Tovah F Developing Alternative Approaches
When I say role play, an example of that is, is when your child comes home and maybe throws their backpack down and you can tell immediately that they’ve had a rough day at school. The first thing that you’re going to do is ask them what happened and hear their side of the story – hear them out completely. It’s really important when we are listening to our kiddos, no matter if they are five or six or 17 or 18, that we hear their story completely without interruption, because this is where our child starts to recognize that we are hearing them and we are validating them.
Once you hear the full story and you get their side of the story. And as we say, there’s always three sides to the story, their side, the other side, and the truth. You want to make sure that you and your child come up together with a variety of other ways that the situation could have been handled. What’s so important about this is to make sure that you’re doing it through the child’s lens. That you’re not just giving them ideas, but they’re telling you the ideas that they feel like realistically they could do at school.
So, for example, we know that the majority of behavioral problems happen during unstructured time at school. And when I say unstructured time, I mean like recess, the cafeteria, walking in the hallway. This is for elementary, middle and high school. This is where the biggest incidents happen. So, for example, at the elementary level, if you have a child playing with a soccer ball on the field during recess and another kid comes and kicks the soccer ball and takes that soccer ball away from your kiddo, and maybe your kiddo gets a lot of feelings about that.
That was my soccer ball. I was playing with that and they go up and they push the kid down so that they can take the soccer ball back, you want to then role play with them? What does it mean if another kid takes the ball and so actually pretend with them, play this out. And this works really well in elementary when that part of their brain development is still being developed, working through an imaginary situation is really helpful to build that into their long term memory, to really build that into their prefrontal cortex, which is what’s responsible for rational decision making.
In the moment when that child has their ball taken away, they’re not in their rational brain.

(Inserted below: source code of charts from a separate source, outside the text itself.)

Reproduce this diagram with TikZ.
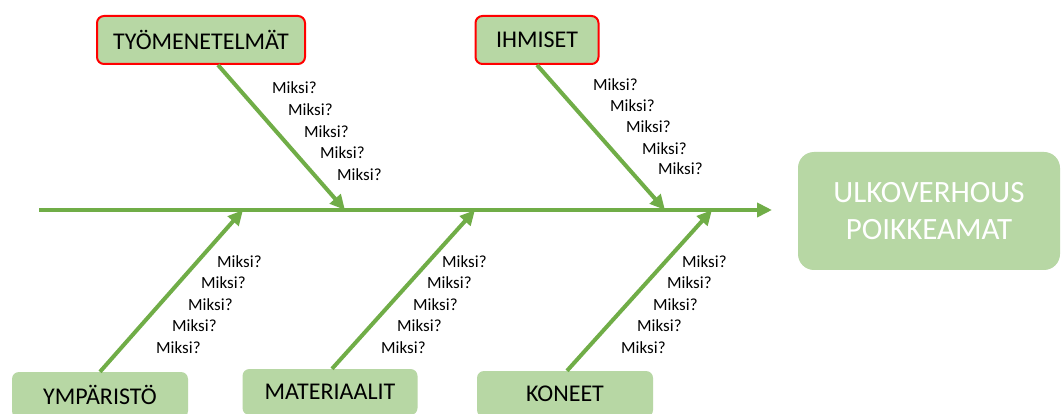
\documentclass[tikz,border=0pt]{standalone}
\usepackage{fontspec}
\setmainfont{Carlito}
\usetikzlibrary{arrows.meta,calc}
\definecolor{bonegreen}{RGB}{112,173,71}
\definecolor{boxfill}{RGB}{183,215,164}
\definecolor{boxred}{RGB}{255,0,0}
\tikzset{
  bone/.style={draw=bonegreen,line width=4pt,-{Triangle[length=15pt,width=14pt]}},
  catbox/.style={rectangle,rounded corners=7pt,fill=boxfill,inner sep=0pt,font=\fontsize{24}{28}\selectfont,text=black},
  topbox/.style={catbox,draw=boxred,line width=2pt},
  why/.style={anchor=west,inner sep=0pt,font=\fontsize{17}{19}\selectfont},
}
\begin{document}
\begin{tikzpicture}[x=1pt,y=-1pt]
\clip (0,0) rectangle (1061,414);
\fill[white] (0,0) rectangle (1061,414);
% effect box
\node[catbox,rounded corners=16pt,minimum width=262pt,minimum height=118pt,text=white,font=\fontsize{31}{37}\selectfont,align=center] (eff) at (929,211) {ULKOVERHOUS\\POIKKEAMAT};
% category boxes
\node[topbox,minimum width=208pt,minimum height=48pt] (tm) at (201,40) {TYÖMENETELMÄT};
\node[topbox,minimum width=123pt,minimum height=48pt] (ih) at (537,40) {IHMISET};
\node[catbox,minimum width=176pt,minimum height=46pt] (ym) at (100,395) {YMPÄRISTÖ};
\node[catbox,minimum width=175pt,minimum height=46pt] (ma) at (330,392) {MATERIAALIT};
\node[catbox,minimum width=176pt,minimum height=46pt] (ko) at (565,394) {KONEET};
% spine
\coordinate (tail) at (39,210);
\coordinate (head) at (772,210);
\draw[bone] (tail) -- (head);
% bone ends on spine
\coordinate (s1) at (345,210);
\coordinate (s2) at (665,210);
\coordinate (s3) at (243,210);
\coordinate (s4) at (475,210);
\coordinate (s5) at (712,210);
\draw[bone] ($(tm.south)+(17,0)$) -- (s1);
\draw[bone] ($(ih.south)+(0,0)$) -- (s2);
\draw[bone] ($(ym.north)+(0,0)$) -- (s3);
\draw[bone] ($(ma.north)+(2,0)$) -- (s4);
\draw[bone] ($(ko.north)+(2,0)$) -- (s5);
% Miksi? labels
\node[why] (a1) at (272,88) {Miksi?};
\node[why] (a2) at (288,110) {Miksi?};
\node[why] (a3) at (304,132) {Miksi?};
\node[why] (a4) at (320,153) {Miksi?};
\node[why] (a5) at (337,175) {Miksi?};
\node[why] (b1) at (593,85) {Miksi?};
\node[why] (b2) at (610,106) {Miksi?};
\node[why] (b3) at (626,127) {Miksi?};
\node[why] (b4) at (642,149) {Miksi?};
\node[why] (b5) at (658,169) {Miksi?};
\node[why] (c1) at (217,262) {Miksi?};
\node[why] (c2) at (201,283) {Miksi?};
\node[why] (c3) at (188,305) {Miksi?};
\node[why] (c4) at (172,326) {Miksi?};
\node[why] (c5) at (156,348) {Miksi?};
\node[why] (d1) at (442,262) {Miksi?};
\node[why] (d2) at (427,283) {Miksi?};
\node[why] (d3) at (413,305) {Miksi?};
\node[why] (d4) at (397,326) {Miksi?};
\node[why] (d5) at (381,348) {Miksi?};
\node[why] (e1) at (682,262) {Miksi?};
\node[why] (e2) at (667,283) {Miksi?};
\node[why] (e3) at (653,305) {Miksi?};
\node[why] (e4) at (637,326) {Miksi?};
\node[why] (e5) at (621,348) {Miksi?};
\end{tikzpicture}
\end{document}
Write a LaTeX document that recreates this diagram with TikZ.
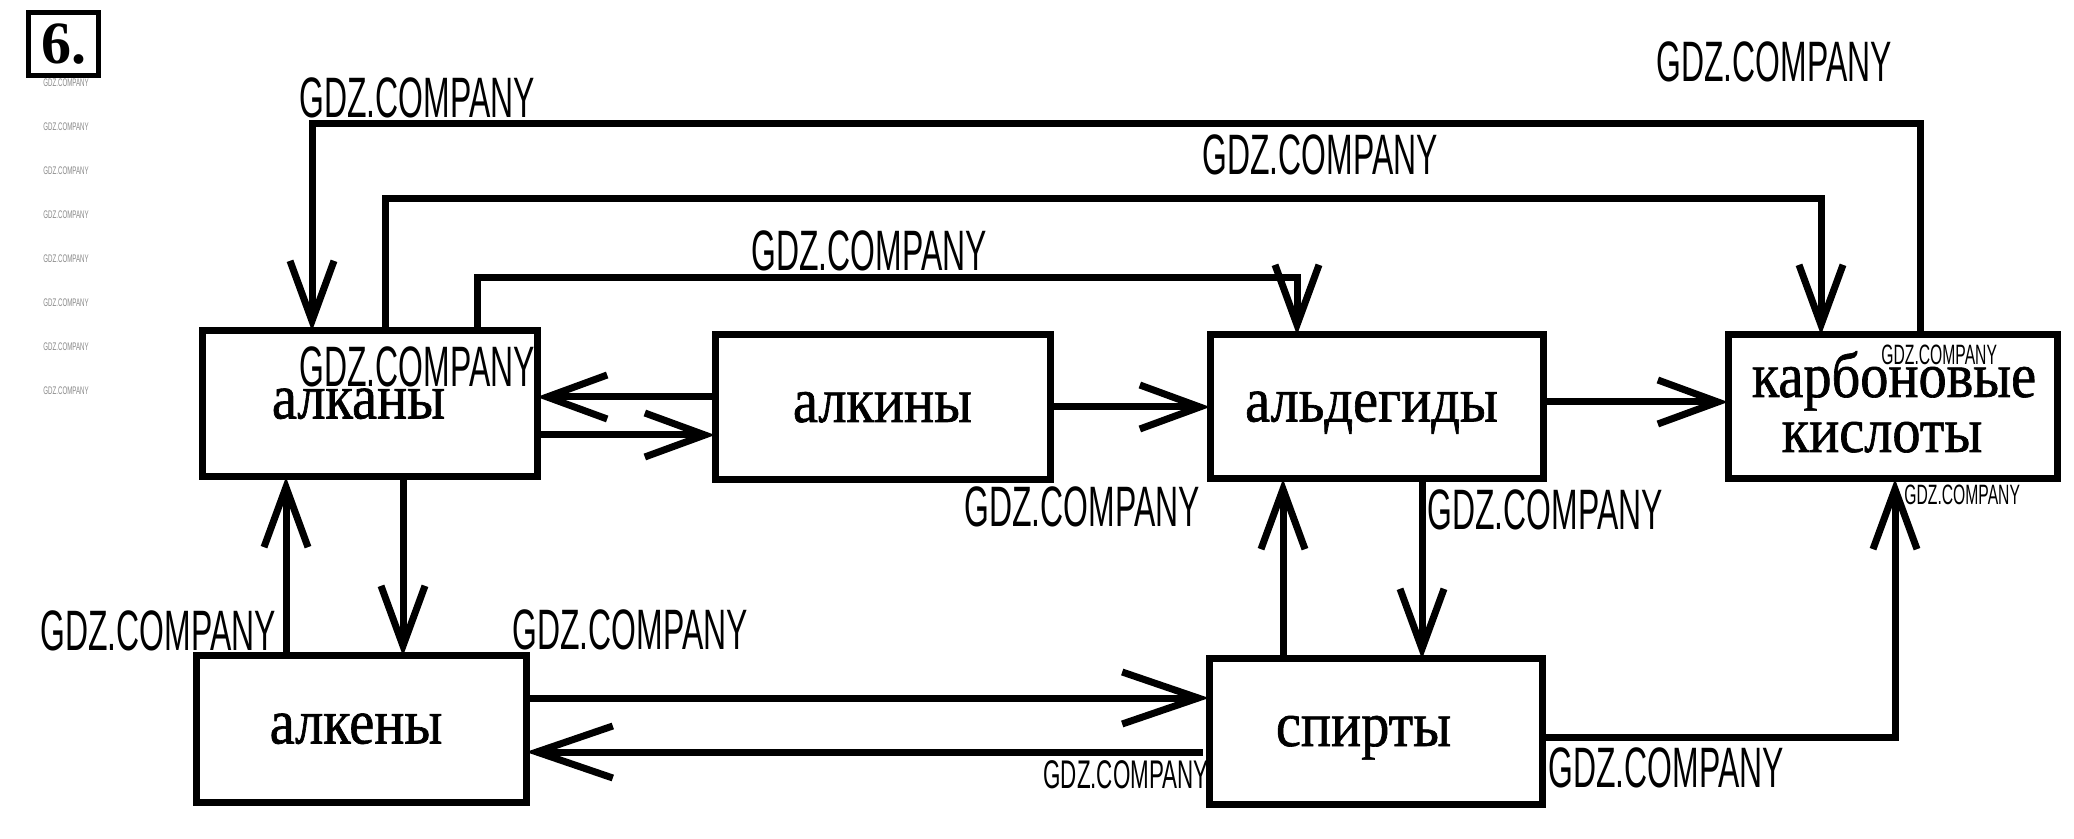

They’re usually in that survival mode. They think fight, flight or freeze. And for some of our kiddos, we know that fight means maybe physical fight, flight means that they’re going to run away from the problem and freeze literally means that they do not know what to do. So they are just going to withdraw from the situation in that moment.
When you find out how your child responded to the situation and you start thinking and helping them brainstorm other ways to handle a difficult situation at school, you want to practice it out with them so that they are not in their survival brain, but they’re in their rational thinking brain practicing this because what we know is that practice makes progress and the more that our children can practice how they are supporting themselves and advocating for themselves in a safe way at school, the more that in the moment, they actually will be able to engage in that behavior.